The idea of documenting environmental fluctuations at alleged haunted locations dates back to at least the 1930's, when serious paranormal investigators like Harry Price began applying the principals of scientific method to spontaneous paranormal investigations in the field. Price standardized the practice of environmental monitoring during his famous investigation of Borley Rectory, and his methodologies proved so compelling they are still used in the field today.
Harry Price and other notable paranormal researchers speculated that paranormal activity somehow affected the ambient environment, be it in the form of static electricity, humidity, temperature or background radiation. Price encouraged serious investigators to monitor the environmental conditions and establish baselines during their investigations, so that anomalous fluctuations could be observed and documented. Accumulating such data over a period of time could help identify patterns that might lead to possible explanations for paranormal activity. Unfortunately the technology of the early 20th century was not only unwieldy, it was cost prohibitive, so such information is extremely rare.
Paranormal investigators still subscribe to the theory that paranormal activity is associated with fluctuations of ambient environmental energy, but today these fluctuations can be measured with a variety of highly accurate and relativey inexpensive environmental monitoring devices.
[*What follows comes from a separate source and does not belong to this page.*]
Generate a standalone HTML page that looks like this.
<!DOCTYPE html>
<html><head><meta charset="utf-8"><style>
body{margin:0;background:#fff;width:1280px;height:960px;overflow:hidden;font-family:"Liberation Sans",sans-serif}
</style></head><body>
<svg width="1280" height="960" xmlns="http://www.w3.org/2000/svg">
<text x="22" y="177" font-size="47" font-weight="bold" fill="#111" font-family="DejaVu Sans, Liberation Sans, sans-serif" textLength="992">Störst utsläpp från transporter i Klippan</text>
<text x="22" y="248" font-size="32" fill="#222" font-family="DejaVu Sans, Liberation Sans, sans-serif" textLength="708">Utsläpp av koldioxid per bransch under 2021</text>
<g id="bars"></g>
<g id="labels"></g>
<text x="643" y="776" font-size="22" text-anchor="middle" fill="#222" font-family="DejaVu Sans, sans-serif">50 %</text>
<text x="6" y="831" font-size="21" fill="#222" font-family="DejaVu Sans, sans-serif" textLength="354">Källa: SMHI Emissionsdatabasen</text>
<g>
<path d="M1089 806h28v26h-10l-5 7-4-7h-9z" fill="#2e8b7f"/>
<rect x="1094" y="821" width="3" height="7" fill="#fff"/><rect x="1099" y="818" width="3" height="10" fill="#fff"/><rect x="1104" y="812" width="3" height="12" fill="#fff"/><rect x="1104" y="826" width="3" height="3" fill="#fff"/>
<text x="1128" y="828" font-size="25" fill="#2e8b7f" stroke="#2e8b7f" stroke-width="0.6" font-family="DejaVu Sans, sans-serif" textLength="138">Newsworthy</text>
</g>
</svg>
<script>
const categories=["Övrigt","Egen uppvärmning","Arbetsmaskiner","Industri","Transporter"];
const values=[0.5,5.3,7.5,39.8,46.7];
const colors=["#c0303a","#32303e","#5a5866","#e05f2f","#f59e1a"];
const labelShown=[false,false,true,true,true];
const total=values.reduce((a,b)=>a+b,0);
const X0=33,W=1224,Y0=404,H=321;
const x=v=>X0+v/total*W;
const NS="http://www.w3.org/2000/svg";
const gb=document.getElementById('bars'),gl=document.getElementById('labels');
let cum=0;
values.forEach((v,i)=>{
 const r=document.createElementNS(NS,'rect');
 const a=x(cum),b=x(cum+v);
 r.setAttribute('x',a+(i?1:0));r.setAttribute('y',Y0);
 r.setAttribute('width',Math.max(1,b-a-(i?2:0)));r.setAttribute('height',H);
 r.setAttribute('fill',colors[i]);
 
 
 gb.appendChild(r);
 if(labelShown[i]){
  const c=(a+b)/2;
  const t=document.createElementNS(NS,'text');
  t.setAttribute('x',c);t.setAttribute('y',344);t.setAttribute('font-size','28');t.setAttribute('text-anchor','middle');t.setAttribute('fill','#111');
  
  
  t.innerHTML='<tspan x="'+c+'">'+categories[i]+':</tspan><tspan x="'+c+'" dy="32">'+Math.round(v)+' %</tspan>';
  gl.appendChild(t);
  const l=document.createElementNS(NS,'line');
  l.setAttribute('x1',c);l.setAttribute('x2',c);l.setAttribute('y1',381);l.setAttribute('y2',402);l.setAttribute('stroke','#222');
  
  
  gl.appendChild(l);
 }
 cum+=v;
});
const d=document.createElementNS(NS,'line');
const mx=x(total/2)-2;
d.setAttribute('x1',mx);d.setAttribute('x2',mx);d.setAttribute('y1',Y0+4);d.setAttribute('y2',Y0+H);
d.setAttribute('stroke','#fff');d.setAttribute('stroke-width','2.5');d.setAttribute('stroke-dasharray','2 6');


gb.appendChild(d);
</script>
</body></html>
The most widely used monitoring devices include Electromagnetic Field (EMF) detectors, thermocouple thermometers, and infrared surface thermometers.
In order to use these tools effectively, it is important for paranormal investigators to understand the limitations of their equipment, because none of these devices were invented for paranormal research. Investigators not well versed in their intended use can be misled by “false” positives. Cynical skeptics may dismiss all alleged paranormal activity documented with corresponding environmental fluctuations as “false” positives, or natural environmental fluctuations caused by the unique geophysical properties of a particular location, but the growing archive of observations by credible paranormal researchers seems to indicate otherwise.
One of the most misunderstood tools in a paranormal investigator's toolbox is the EMF detector. Researchers widely believe that paranormal activity somehow influences or manipulates the environmental EMF in an allegedly haunted location, and it is these fluctuations that our EMF detectors pick up during investigations. This is a very simplistic view of the electromagnetic spectrum, and it is troubling that most investigators embrace this "theory" without question. EMF detectors have broad calibration ranges that overlap many common ambient sources of electromagnetic energy. Most display a sum of electomagnetic energy readings, while others can be set to pick up very narrow ranges of electromagnetic energy, allowing researchers to determine whether the source is radio frequency (RF), microwave or something else. These settings vary from model to model, so in order to fully understand what our EMF detectors are picking up, it’s important to have a basic understanding of the electromagnetic spectrum. The electromagnetic spectrum encompasses the range of all possible forms of electromagnetic radiation, from long radio waves through microwaves, infrared and visible light, ultraviolet light and ionizing radiation such as X-rays and gamma rays. Unless we employ tools that can detect energy fluctuations throughout the entire spectrum, we're missing the big picture; much like the three blind men examining an elephant struggled to identify what they were experiencing.
Elecromagnetic Spectrum (illustration by NASA)
Background radiation surrounds us all the time. It rises and falls with the pulse of the solar cycles and periodic fluctuations in the geophysical environment, and it varies from household to household based on the building materials and geological composition of the construction site. Granite counter tops and floor tiles can emit minute amounts of radon gas, and radon gas can accumulate in basements or other enclosed places. Radioactive scrap metals, antique radium clock dials and a variety of other unsuspected low level radiation sources may exist in a home or business.
A Geiger counter can detect these subtle changes in background radiation only if it’s calibrated to do so. The big clunky Cold War era models available online are useless for paranormal investigation, because they are not sensitive enough to detect minute changes in background radiation levels that could be related to possible paranormal activity. We use a Radex RD1503 made by Quarta; it is a simple digital dosimeter, which uses a low-voltage SBM20-1 type Geiger-Muller tube to detect beta and gamma radiation. It reads changes as small as .01 micro sieverts (0.01 μSv) per hour, and takes readings every ten seconds.
Through observation, experimentation and research we have determined a standard background radiation level (BRL) for southern California residential settings. We have documented normal “pulses” in the BRL, and compared the baseline readings to anomalous fluctuations that might coincide with possible paranormal phenomena. We use our Geiger counter in conjunction with an EMF detector, but we have observed that “hits” on one device do not necessarily coincide with “hits” on the other device. The most compelling observations to date have been significant drops in the baseline BRL that accompany a potentially paranormal event, such as an EVP capture or a documented personal experience.